The plan discussed by the National Capital Planning Commission on Thursday calls for doubling to 80 feet the width of most of the gravel north-south walkways that cross the Mall. It would also cover over with gravel two, 146-foot-wide square grass panels that extend the Mall's open space north and south at the Smithsonian Metro Station. A third grass square in front of the National Gallery of Art Sculpture Garden would also be covered.
In addition, the pathways could eventually be paved over. A feasibility study is considering all kinds of materials including gravel, track surface, stone dust, hard concrete and stone asphalt, according to the National Park Service.

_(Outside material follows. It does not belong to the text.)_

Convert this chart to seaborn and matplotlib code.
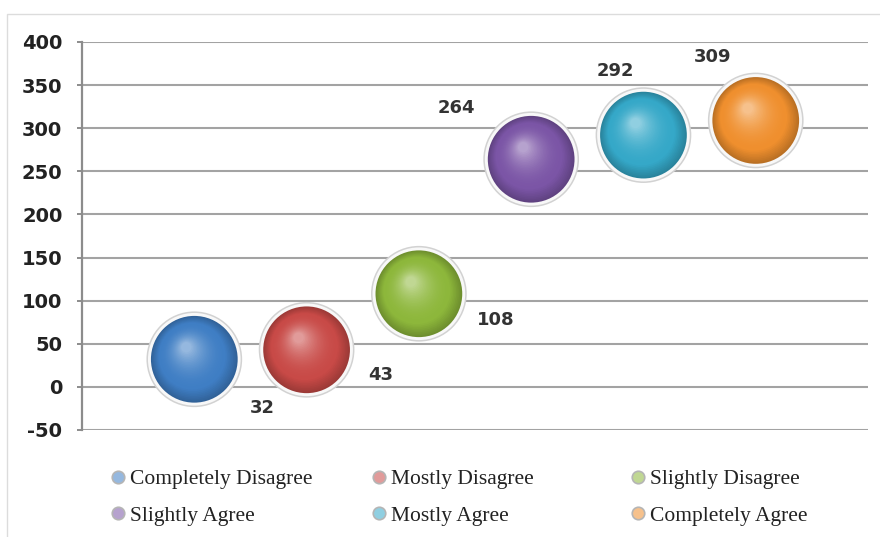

The plans under consideration by the commission encompass the space between 14th and Seventh streets -- the portion of the Mall that's home to the Smithsonian's most popular museums and hosts more than 30 million visitors annually.
National Mall Superintendent Bob Vogel said the panels, which often get worn down to dirt each year, sustain the most damage from the structures erected for special events because they often stand for weeks at a time.

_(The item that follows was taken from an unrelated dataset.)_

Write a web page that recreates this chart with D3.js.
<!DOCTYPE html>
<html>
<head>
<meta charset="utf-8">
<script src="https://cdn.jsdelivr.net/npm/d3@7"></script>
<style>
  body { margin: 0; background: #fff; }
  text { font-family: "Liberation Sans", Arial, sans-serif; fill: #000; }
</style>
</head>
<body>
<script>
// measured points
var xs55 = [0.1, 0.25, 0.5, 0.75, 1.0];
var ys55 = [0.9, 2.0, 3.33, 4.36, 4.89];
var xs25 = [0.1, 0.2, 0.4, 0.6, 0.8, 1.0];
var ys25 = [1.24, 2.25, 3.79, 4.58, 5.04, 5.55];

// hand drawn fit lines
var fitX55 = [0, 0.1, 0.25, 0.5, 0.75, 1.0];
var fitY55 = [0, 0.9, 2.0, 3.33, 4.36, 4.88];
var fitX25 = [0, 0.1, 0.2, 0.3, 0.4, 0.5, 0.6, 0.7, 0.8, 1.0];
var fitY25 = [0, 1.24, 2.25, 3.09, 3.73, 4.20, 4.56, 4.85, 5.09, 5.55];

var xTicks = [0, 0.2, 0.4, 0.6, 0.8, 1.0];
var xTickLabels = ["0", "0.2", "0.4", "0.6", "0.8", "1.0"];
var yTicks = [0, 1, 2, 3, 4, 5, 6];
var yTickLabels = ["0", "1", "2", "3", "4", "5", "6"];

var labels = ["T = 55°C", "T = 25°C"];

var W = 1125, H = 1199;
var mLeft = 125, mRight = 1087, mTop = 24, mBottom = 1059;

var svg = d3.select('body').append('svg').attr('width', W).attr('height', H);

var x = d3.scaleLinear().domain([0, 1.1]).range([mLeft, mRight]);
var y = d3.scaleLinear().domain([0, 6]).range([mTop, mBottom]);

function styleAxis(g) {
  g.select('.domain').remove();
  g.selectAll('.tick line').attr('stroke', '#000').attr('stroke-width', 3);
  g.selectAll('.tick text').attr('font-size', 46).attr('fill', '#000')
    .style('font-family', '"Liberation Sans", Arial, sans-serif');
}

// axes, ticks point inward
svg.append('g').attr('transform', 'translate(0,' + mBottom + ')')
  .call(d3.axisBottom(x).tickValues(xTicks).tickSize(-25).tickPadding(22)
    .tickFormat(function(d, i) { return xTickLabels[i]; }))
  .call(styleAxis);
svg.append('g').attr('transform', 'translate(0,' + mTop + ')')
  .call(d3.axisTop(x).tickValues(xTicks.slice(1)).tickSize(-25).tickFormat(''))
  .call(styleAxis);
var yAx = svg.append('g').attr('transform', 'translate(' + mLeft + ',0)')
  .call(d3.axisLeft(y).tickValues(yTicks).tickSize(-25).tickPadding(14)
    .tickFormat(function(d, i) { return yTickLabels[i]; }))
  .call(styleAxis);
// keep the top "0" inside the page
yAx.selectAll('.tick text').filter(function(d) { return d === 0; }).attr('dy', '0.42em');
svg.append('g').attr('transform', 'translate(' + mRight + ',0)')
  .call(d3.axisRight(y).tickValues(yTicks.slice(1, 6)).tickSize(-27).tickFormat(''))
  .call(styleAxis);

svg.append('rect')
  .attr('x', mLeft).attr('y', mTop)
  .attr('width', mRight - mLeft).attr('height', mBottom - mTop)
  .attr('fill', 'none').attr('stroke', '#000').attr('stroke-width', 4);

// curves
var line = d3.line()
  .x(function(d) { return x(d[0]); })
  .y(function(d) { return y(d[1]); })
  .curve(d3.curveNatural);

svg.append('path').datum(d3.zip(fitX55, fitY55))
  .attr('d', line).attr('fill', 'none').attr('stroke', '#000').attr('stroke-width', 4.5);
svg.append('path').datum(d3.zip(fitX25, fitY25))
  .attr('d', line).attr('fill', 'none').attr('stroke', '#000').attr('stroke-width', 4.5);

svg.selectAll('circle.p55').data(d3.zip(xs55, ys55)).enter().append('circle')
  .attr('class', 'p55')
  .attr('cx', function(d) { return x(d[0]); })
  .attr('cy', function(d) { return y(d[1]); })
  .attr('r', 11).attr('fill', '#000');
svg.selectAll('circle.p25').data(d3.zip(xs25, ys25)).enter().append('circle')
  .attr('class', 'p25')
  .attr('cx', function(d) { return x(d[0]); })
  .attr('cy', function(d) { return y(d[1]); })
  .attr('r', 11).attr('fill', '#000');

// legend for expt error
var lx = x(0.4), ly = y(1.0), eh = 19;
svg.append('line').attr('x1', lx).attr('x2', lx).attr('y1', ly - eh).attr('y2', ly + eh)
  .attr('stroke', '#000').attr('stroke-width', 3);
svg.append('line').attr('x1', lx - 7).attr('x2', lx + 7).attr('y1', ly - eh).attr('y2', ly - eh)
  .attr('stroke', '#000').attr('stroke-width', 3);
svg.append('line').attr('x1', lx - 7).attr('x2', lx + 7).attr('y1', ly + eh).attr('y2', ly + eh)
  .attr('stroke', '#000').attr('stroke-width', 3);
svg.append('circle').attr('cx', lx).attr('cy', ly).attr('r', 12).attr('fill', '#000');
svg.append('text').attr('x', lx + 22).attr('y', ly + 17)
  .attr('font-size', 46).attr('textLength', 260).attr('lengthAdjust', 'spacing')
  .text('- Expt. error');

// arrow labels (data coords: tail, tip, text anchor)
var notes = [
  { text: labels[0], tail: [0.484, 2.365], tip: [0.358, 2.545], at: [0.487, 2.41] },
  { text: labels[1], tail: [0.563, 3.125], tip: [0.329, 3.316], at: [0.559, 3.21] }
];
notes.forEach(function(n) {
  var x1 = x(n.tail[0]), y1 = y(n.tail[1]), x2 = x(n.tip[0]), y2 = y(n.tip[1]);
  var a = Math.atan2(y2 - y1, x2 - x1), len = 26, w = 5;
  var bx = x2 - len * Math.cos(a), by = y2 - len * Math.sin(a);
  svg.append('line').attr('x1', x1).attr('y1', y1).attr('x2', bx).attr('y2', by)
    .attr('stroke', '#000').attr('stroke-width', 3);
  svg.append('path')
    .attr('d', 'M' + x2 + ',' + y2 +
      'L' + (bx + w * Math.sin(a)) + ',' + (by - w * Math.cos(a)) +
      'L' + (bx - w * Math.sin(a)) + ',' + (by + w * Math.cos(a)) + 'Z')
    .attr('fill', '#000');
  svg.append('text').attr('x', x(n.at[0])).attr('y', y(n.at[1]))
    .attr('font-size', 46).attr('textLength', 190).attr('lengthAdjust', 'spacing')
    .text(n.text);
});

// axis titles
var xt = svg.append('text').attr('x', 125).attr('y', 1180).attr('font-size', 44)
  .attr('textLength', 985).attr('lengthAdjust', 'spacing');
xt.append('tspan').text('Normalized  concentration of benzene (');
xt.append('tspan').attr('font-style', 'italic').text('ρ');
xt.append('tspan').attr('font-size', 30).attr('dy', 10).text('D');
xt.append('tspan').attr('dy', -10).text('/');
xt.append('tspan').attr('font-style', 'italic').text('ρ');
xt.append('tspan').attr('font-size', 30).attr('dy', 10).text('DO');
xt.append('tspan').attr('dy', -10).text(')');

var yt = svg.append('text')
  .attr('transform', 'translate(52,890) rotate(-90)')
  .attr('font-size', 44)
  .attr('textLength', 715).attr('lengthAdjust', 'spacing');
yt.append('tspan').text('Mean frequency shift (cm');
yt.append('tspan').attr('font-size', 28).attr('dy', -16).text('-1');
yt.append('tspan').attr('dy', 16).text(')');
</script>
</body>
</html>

"Certainly we don't see any desire to tell people to stay off the grass," Vogel told The Washington Examiner. "It is the National Mall and we want people to enjoy it in that regard and we hope we'll still have continued recreational use. But hopefully through good planning, we can encourage people to use hard surfaces as much as possible."
If approved, the wider pathways would shrink the grass panels enjoyed by tourists, residents and downtown employees. The pathways would then accommodate special events structures with enough space for visitors to pass by. Even so, major events like the Folk Life Festival would be forced partially off the Mall onto Madison Drive, which parallels the south side of the Mall, according to a presentation by Jennifer Hirsch, the commission's federal preservation officer.

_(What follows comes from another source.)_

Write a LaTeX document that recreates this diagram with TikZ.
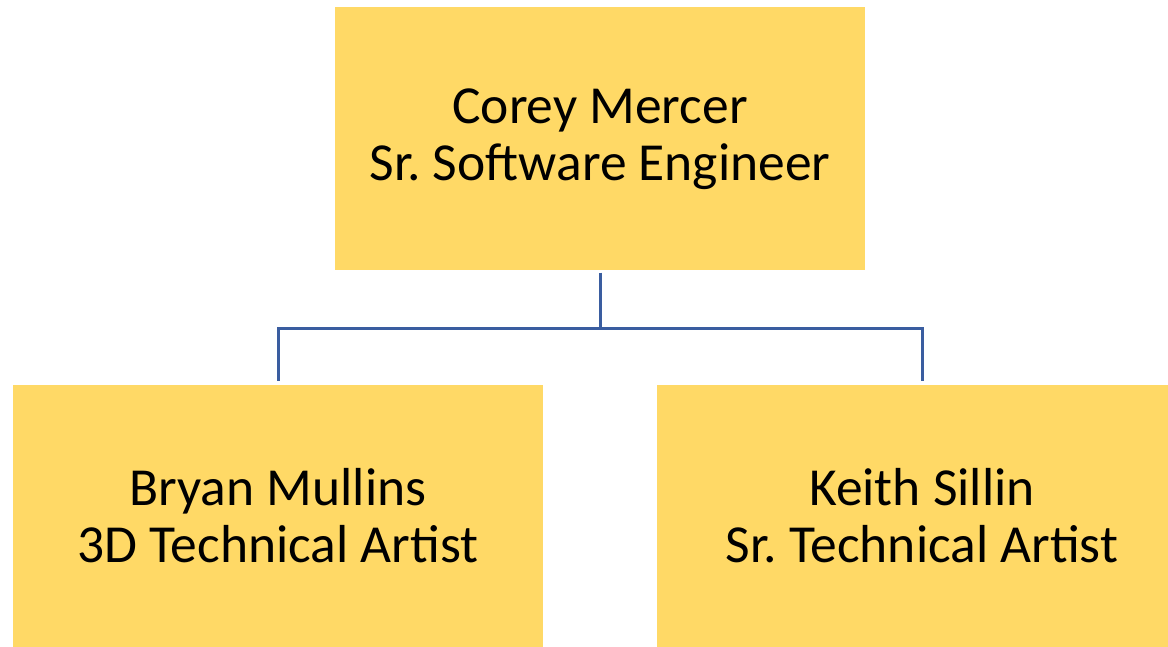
\documentclass[tikz,border=0pt]{standalone}
\usepackage{fontspec}
\setmainfont{Carlito}
\usepackage{tikz}

\definecolor{boxfill}{HTML}{FFD966}
\definecolor{linkblue}{HTML}{3A5DA0}

\begin{document}
\frenchspacing
\begin{tikzpicture}[
    x=1pt, y=-1pt,
    person/.style={rectangle, fill=boxfill, minimum width=530pt, minimum height=263pt, align=center, font=\fontsize{53.5}{57}\selectfont, inner sep=0pt},
    link/.style={draw=linkblue, line width=3pt, shorten <=2pt}
]
    \path[use as bounding box, clip] (0,0) rectangle (1168,647);

    \node[person] (corey) at (600,139) {Corey Mercer\\Sr. Software Engineer};
    \node[person] (bryan) at (278,516) {Bryan Mullins\\3D Technical Artist};
    \node[person] (keith) at (922,516) {Keith Sillin\\Sr. Technical Artist};

    \coordinate (split) at (600,328);

    \draw[link] (corey.south) -- (split);
    \draw[link, shorten <=0pt, shorten >=3pt] (split) -| (bryan.north);
    \draw[link, shorten <=0pt, shorten >=3pt] (split) -| (keith.north);

\end{tikzpicture}
\end{document}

The overall plan for the Mall was approved in 2010 and also calls for heartier grass to be planted and low-lying granite curbs surrounding the panels. But the exact layout and design are still to be determined by the commission.
Work has already begun on rehabilitating the portion of the Mall between the Capitol Building and Seventh Street.
On Thursday, Barry Stubbs was making his first visit to the Mall.
"Currently it's pretty much a disaster area," the Georgia man said. "You can tell it's well-worn, and it could use a little upkeep."